Like the food in the cafeteria, nothing is wasted in this film; this is as lean a story as you will see with little to no baggage weighing it down. The moments of silence are punctuated with your frustrations and hope for these boys, for Memo to get better, for the staff to get to the root cause of the issue directly. The way the blaming of one person to the next carries on throughout has you clenching your fists as you can see that as they are trying to find out the reason why Memo is ill, no one is in a position to improve on his condition. Cold stares will not help him.

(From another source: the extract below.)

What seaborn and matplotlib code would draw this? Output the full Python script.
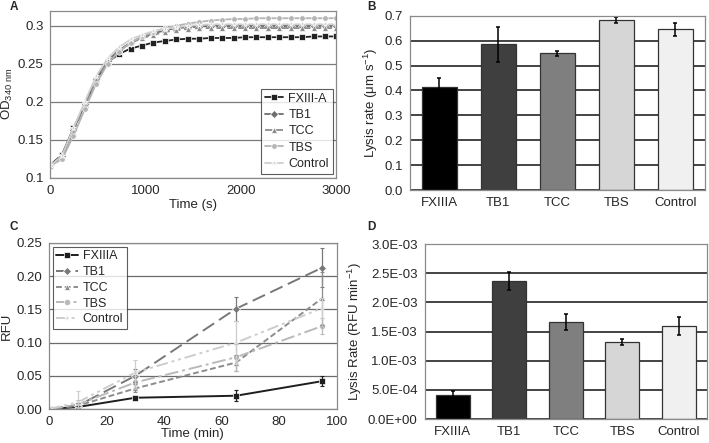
import matplotlib
matplotlib.use("Agg")
import matplotlib.pyplot as plt
import matplotlib.ticker as mticker
import numpy as np
import pandas as pd
import seaborn as sns

sns.set_style("white")
plt.rcParams['font.family'] = ['Liberation Sans', 'DejaVu Sans']
plt.rcParams['font.size'] = 9.5
plt.rcParams['mathtext.fontset'] = 'custom'
plt.rcParams['mathtext.rm'] = 'Liberation Sans'
plt.rcParams['mathtext.it'] = 'Liberation Sans:italic'

FS = 9.5

# ---- Panel A: turbidity curves ----
time_s = [0, 120, 240, 360, 480, 600, 720, 840, 960, 1080, 1200, 1320, 1440,
          1560, 1680, 1800, 1920, 2040, 2160, 2280, 2400, 2520, 2640, 2760, 2880, 3000]
od_fxiii = [0.117, 0.130, 0.165, 0.196, 0.229, 0.252, 0.263, 0.270, 0.274, 0.278, 0.280,
            0.282, 0.283, 0.283, 0.284, 0.284, 0.284, 0.285, 0.285, 0.285, 0.285, 0.285,
            0.285, 0.286, 0.286, 0.286]
od_tb1 = [0.116, 0.128, 0.163, 0.197, 0.230, 0.254, 0.268, 0.278, 0.285, 0.290, 0.294,
          0.297, 0.298, 0.299, 0.300, 0.300, 0.300, 0.300, 0.300, 0.300, 0.300, 0.300,
          0.300, 0.300, 0.300, 0.300]
od_tcc = [0.115, 0.127, 0.160, 0.195, 0.229, 0.253, 0.267, 0.277, 0.284, 0.288, 0.292,
          0.294, 0.296, 0.297, 0.297, 0.297, 0.297, 0.297, 0.297, 0.297, 0.297, 0.297,
          0.297, 0.297, 0.297, 0.297]
od_tbs = [0.116, 0.124, 0.155, 0.190, 0.224, 0.250, 0.266, 0.278, 0.286, 0.292, 0.297,
          0.300, 0.303, 0.305, 0.307, 0.308, 0.309, 0.309, 0.310, 0.310, 0.310, 0.310,
          0.310, 0.310, 0.310, 0.310]
od_ctrl = [0.116, 0.129, 0.165, 0.200, 0.234, 0.257, 0.272, 0.282, 0.288, 0.293, 0.296,
           0.298, 0.300, 0.301, 0.302, 0.302, 0.302, 0.302, 0.302, 0.302, 0.302, 0.302,
           0.302, 0.302, 0.302, 0.302]
series_a = ['FXIII-A', 'TB1', 'TCC', 'TBS', 'Control']

# ---- Panel B: lysis rate ----
groups = ['FXIIIA', 'TB1', 'TCC', 'TBS', 'Control']
lysis_rate = [0.413, 0.585, 0.550, 0.682, 0.645]
lysis_err = [0.035, 0.070, 0.010, 0.013, 0.025]

# ---- Panel C: RFU over time ----
time_min = [0, 10, 30, 65, 95]
rfu_fxiiia = [0.0, 0.003, 0.017, 0.020, 0.042]
rfu_fxiiia_err = [0.0, 0.002, 0.003, 0.008, 0.008]
rfu_tb1 = [0.0, 0.005, 0.050, 0.151, 0.213]
rfu_tb1_err = [0.0, 0.004, 0.010, 0.018, 0.030]
rfu_tcc = [0.0, 0.005, 0.031, 0.070, 0.167]
rfu_tcc_err = [0.0, 0.004, 0.006, 0.012, 0.040]
rfu_tbs = [0.0, 0.007, 0.040, 0.078, 0.125]
rfu_tbs_err = [0.0, 0.006, 0.010, 0.020, 0.012]
rfu_ctrl = [0.0, 0.010, 0.055, 0.100, 0.152]
rfu_ctrl_err = [0.0, 0.017, 0.019, 0.032, 0.015]
series_c = ['FXIIIA', 'TB1', 'TCC', 'TBS', 'Control']

# ---- Panel D: lysis rate RFU ----
lysis_rfu = [4.2e-4, 2.37e-3, 1.67e-3, 1.32e-3, 1.60e-3]
lysis_rfu_err = [0.6e-4, 0.15e-3, 0.14e-3, 0.05e-3, 0.15e-3]

bar_colors = ['#000000', '#3f3f3f', '#7f7f7f', '#d6d6d6', '#f0f0f0']
line_colors = ['#222222', '#6e6e6e', '#8c8c8c', '#b4b4b4', '#cfcfcf']
markers = ['s', 'D', '^', 'o', '*']

fig = plt.figure(figsize=(7.09, 4.43), dpi=100)
axA = fig.add_axes([0.0712, 0.599, 0.4034, 0.377])
axB = fig.add_axes([0.578, 0.571, 0.416, 0.3936])
axC = fig.add_axes([0.069, 0.0767, 0.406, 0.3748])
axD = fig.add_axes([0.599, 0.054, 0.398, 0.395])


def frame(ax, grid_color, grid_lw):
    for s in ax.spines.values():
        s.set_color('#8a8a8a')
        s.set_linewidth(0.9)
    ax.yaxis.grid(True, color=grid_color, linewidth=grid_lw)
    ax.xaxis.grid(False)
    ax.set_axisbelow(True)
    ax.tick_params(axis='both', labelsize=FS, length=3, color='#555555', pad=2)


# A
dfA = pd.DataFrame({'time': time_s * 5,
                    'od': od_fxiii + od_tb1 + od_tcc + od_tbs + od_ctrl,
                    'series': sum([[n] * len(time_s) for n in series_a], [])})
styles_a = {'FXIII-A': '', 'TB1': '', 'TCC': (4, 2), 'TBS': '', 'Control': ''}
sns.lineplot(data=dfA, x='time', y='od', hue='series', style='series',
             palette=dict(zip(series_a, line_colors)), dashes=styles_a,
             markers=dict(zip(series_a, markers)), markersize=4, linewidth=1.3,
             markeredgewidth=0.5, ax=axA)
axA.set_xlim(0, 3000)
axA.set_ylim(0.1, 0.32)
axA.set_yticks([0.1, 0.15, 0.2, 0.25, 0.3])
axA.set_yticklabels(['0.1', '0.15', '0.2', '0.25', '0.3'])
axA.set_xticks([0, 1000, 2000, 3000])
axA.set_xlabel('Time (s)', fontsize=FS, labelpad=2)
axA.set_ylabel('OD$_{340\\ \\mathrm{nm}}$', fontsize=FS, labelpad=2)
frame(axA, '#7a7a7a', 0.9)
legA = axA.legend(loc='lower right', fontsize=FS - 0.5, frameon=True, fancybox=False,
                  edgecolor='#333333', handlelength=1.5, borderpad=0.3,
                  labelspacing=0.35, handletextpad=0.4, borderaxespad=0.3)
legA.get_frame().set_linewidth(0.8)

# B
dfB = pd.DataFrame({'group': groups, 'rate': lysis_rate})
sns.barplot(data=dfB, x='group', y='rate', hue='group', palette=bar_colors,
            legend=False, width=0.6, edgecolor='#333333', linewidth=0.9, ax=axB)
axB.errorbar(range(len(groups)), lysis_rate, yerr=lysis_err, fmt='none',
             ecolor='black', elinewidth=1.1, capsize=1.5, capthick=1.1)
axB.set_ylim(0, 0.7)
axB.set_xlim(-0.5, 4.5)
axB.set_yticks(np.arange(0, 0.71, 0.1))
axB.yaxis.set_major_formatter(mticker.FormatStrFormatter('%.1f'))
axB.set_xlabel('')
axB.set_ylabel('Lysis rate (\u03bcm s$^{-1}$)', fontsize=FS, labelpad=3)
frame(axB, '#111111', 1.1)
axB.tick_params(axis='x', length=0, pad=5)
axB.set_xticks(np.arange(-0.5, 5, 1), minor=True)
axB.tick_params(axis='x', which='minor', length=3, color='#555555')

# C
dfC = pd.DataFrame({'time': time_min * 5,
                    'rfu': rfu_fxiiia + rfu_tb1 + rfu_tcc + rfu_tbs + rfu_ctrl,
                    'series': sum([[n] * len(time_min) for n in series_c], [])})
styles_c = {'FXIIIA': '', 'TB1': (7, 3), 'TCC': (3, 1.5), 'TBS': (7, 2, 1.5, 2),
            'Control': (6, 2, 1.5, 2, 1.5, 2)}
line_colors_c = ['#1e1e1e', '#787878', '#8c8c8c', '#b9b9b9', '#cdcdcd']
sns.lineplot(data=dfC, x='time', y='rfu', hue='series', style='series',
             palette=dict(zip(series_c, line_colors_c)), dashes=styles_c,
             markers=dict(zip(series_c, markers)), markersize=4.5, linewidth=1.4,
             markeredgewidth=0.5, ax=axC)
errs_c = [rfu_fxiiia_err, rfu_tb1_err, rfu_tcc_err, rfu_tbs_err, rfu_ctrl_err]
vals_c = [rfu_fxiiia, rfu_tb1, rfu_tcc, rfu_tbs, rfu_ctrl]
for v, e, c in zip(vals_c, errs_c, line_colors_c):
    axC.errorbar(time_min, v, yerr=e, fmt='none', ecolor=c, elinewidth=0.9,
                 capsize=1.5, capthick=0.8)
axC.set_xlim(0, 100)
axC.set_ylim(0, 0.25)
axC.yaxis.set_major_formatter(mticker.FormatStrFormatter('%.2f'))
axC.set_xticks([0, 20, 40, 60, 80, 100])
axC.set_xlabel('Time (min)', fontsize=FS, labelpad=0)
axC.set_ylabel('RFU', fontsize=FS, labelpad=2)
frame(axC, '#6a6a6a', 0.9)
legC = axC.legend(loc='upper left', fontsize=FS - 0.5, frameon=True, fancybox=False,
                  edgecolor='#333333', handlelength=1.7, borderpad=0.3,
                  labelspacing=0.3, handletextpad=0.4, borderaxespad=0.3)
legC.get_frame().set_linewidth(0.8)

# D
dfD = pd.DataFrame({'group': groups, 'rate': lysis_rfu})
sns.barplot(data=dfD, x='group', y='rate', hue='group', palette=bar_colors,
            legend=False, width=0.6, edgecolor='#333333', linewidth=0.9, ax=axD)
axD.errorbar(range(len(groups)), lysis_rfu, yerr=lysis_rfu_err, fmt='none',
             ecolor='black', elinewidth=1.1, capsize=1.5, capthick=1.1)
axD.set_ylim(0, 3.0e-3)
axD.set_xlim(-0.5, 4.5)
axD.set_yticks(np.arange(0, 3.01e-3, 5e-4))
axD.yaxis.set_major_formatter(mticker.FuncFormatter(lambda v, p: '%.1E' % v))
axD.set_xlabel('')
axD.set_ylabel('Lysis Rate (RFU min$^{-1}$)', fontsize=FS, labelpad=3)
frame(axD, '#111111', 1.1)
axD.tick_params(axis='x', length=0, pad=5)
axD.set_xticks(np.arange(-0.5, 5, 1), minor=True)
axD.tick_params(axis='x', which='minor', length=3, color='#555555')

# panel letters
for lab, x, y in [('A', 0.013, 0.985), ('B', 0.518, 0.985),
                  ('C', 0.013, 0.488), ('D', 0.518, 0.488)]:
    fig.text(x, y, lab, fontsize=8.5, fontweight='bold', va='center', ha='left')

fig.savefig('out.png', dpi=100)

However, as mentioned before, there is a glimmer of hope in this story; Yusuf is steadfast in his efforts to get the help that Memo needs. Some of the teachers also want to help but are limited in how they can due to the remote nature of their location. We may have a harsh and unforgiving environment presented before us, but some people are willing to try; they are just woefully unequipped to be able to help. Do things after these events work out in a positive manner for Yusuf, the boys or even the teachers? Most likely not in the truth, it doesn’t appear as if their world will alter dramatically anytime soon, maybe though future generations will see some better fortune and that situation that befall boys like Memo at this school never happen again. We can but only hope.
It mustn’t go unnoticed that the younger teachers make the efforts to try and help Memo, who get actively frustrated at their continually failing attempts to get him to a hospital. Also, almost all of the teachers are males, and with that, there is a tendency for those characters to be colder to their students than the one female teacher that we see is. In a small moment, instead of shouting at the boy for dropping his coat, she runs to pick it up and put it on him—a moment of softness and empathy that has not been present at all beforehand.
Brother’s Keeper is a complex picture as it tries to navigate itself around an environment that takes no prisoners, even if those “prisoners” are children with a heartbreaking performance from the young Samet Yildiz, who does his best to haunt you with his eyes throughout. You are left with a memorable, intimate feature that becomes hard to shake off.